begin Records
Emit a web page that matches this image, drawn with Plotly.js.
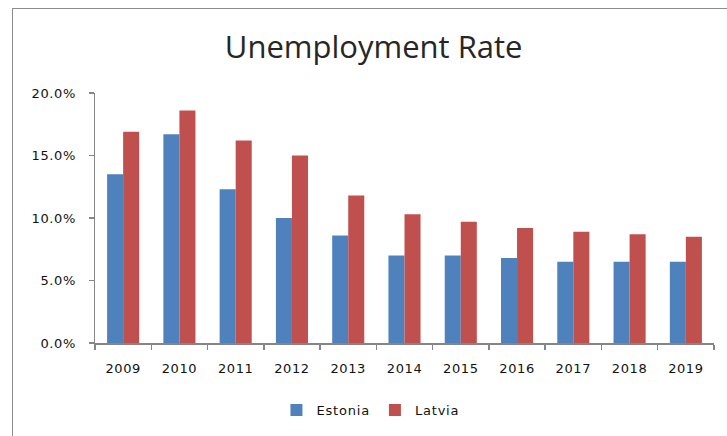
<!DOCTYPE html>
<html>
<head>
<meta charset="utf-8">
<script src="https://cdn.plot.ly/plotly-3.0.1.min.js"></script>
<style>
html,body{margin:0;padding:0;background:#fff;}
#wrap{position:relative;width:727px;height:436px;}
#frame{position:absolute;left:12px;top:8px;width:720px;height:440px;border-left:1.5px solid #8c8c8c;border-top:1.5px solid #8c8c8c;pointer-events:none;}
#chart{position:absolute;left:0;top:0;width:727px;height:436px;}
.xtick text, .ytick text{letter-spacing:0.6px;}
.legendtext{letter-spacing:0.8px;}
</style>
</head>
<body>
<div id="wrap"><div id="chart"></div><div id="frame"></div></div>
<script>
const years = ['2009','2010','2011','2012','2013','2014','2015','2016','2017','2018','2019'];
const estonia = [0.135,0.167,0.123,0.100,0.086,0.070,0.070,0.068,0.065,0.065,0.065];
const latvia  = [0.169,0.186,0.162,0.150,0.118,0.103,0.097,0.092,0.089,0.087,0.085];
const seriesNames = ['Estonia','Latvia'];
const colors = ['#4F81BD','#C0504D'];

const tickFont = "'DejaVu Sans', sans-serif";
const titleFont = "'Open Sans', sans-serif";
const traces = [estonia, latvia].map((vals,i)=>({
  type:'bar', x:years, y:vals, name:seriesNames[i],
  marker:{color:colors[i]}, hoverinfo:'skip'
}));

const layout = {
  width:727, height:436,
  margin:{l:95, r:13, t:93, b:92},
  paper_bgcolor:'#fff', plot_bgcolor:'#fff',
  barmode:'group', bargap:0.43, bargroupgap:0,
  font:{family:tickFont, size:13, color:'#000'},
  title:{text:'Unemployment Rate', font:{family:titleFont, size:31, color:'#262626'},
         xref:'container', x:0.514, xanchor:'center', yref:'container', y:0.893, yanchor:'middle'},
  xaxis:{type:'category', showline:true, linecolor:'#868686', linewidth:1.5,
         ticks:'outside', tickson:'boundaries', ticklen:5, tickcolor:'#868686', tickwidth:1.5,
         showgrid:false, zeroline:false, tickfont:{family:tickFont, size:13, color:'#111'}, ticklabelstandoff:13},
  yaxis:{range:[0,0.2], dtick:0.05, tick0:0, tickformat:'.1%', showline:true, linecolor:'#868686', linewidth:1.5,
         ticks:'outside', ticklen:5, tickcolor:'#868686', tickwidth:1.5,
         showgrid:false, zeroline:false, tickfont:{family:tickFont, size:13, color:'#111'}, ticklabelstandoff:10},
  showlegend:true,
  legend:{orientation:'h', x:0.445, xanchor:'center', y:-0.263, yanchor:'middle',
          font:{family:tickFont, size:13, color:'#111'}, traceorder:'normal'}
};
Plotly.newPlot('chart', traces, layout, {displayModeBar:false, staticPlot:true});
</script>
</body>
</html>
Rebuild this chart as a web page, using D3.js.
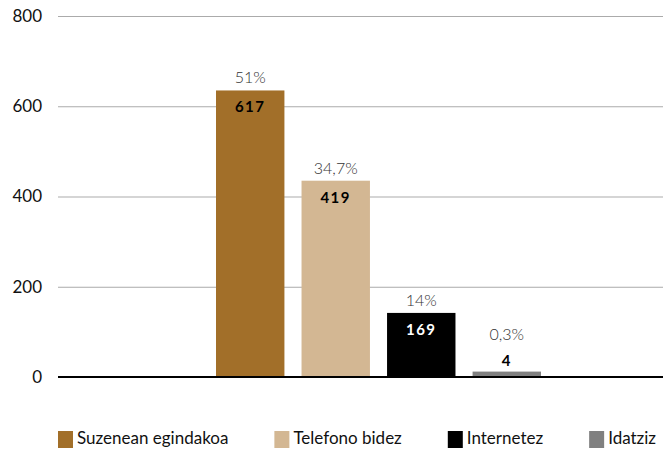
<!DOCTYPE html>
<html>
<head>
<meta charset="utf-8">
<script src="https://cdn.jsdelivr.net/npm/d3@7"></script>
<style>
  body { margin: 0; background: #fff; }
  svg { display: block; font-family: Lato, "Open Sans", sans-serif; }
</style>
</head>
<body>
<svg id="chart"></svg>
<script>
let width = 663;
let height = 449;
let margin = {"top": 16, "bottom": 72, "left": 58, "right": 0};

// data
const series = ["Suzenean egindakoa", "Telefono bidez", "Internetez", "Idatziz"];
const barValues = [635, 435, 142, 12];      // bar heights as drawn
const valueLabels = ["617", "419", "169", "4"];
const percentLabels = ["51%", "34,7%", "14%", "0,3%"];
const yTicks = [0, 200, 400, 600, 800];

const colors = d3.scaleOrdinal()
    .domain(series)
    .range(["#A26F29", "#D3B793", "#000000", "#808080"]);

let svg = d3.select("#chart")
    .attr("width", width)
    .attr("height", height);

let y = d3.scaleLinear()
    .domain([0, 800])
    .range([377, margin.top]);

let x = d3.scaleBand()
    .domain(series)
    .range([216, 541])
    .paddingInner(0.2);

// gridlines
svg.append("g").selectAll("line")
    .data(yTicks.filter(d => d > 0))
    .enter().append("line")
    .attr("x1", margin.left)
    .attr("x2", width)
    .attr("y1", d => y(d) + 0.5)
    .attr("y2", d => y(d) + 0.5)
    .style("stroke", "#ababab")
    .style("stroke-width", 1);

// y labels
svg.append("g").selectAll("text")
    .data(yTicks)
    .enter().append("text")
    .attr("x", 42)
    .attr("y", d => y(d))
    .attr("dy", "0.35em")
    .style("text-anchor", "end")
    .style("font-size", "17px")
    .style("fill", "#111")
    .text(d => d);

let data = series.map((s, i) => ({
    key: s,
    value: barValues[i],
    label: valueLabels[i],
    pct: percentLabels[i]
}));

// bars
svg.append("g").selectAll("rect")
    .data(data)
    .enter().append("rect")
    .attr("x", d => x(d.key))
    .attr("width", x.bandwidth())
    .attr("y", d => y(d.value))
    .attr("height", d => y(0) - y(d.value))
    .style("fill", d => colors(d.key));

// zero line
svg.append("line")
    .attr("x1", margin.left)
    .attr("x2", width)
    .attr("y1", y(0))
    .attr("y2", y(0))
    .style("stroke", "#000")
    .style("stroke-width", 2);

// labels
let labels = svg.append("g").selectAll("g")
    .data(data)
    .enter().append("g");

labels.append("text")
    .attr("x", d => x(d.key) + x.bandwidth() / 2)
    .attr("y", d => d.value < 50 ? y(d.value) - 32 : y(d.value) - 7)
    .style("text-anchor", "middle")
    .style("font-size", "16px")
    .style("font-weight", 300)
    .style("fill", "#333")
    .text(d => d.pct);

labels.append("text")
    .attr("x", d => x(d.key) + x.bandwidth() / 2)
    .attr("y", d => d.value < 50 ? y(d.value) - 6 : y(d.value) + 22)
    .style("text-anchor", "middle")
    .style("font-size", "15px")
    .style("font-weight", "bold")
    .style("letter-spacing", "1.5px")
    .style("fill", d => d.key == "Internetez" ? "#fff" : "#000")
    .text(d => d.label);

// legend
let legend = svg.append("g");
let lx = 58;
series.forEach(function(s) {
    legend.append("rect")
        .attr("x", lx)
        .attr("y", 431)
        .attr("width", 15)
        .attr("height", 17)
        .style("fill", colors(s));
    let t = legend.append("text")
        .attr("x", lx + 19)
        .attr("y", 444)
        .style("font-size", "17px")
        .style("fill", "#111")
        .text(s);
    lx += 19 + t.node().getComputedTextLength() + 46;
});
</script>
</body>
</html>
end Records
Tally the lines above containing "page". Answer with the count only.

## Solution for this task
2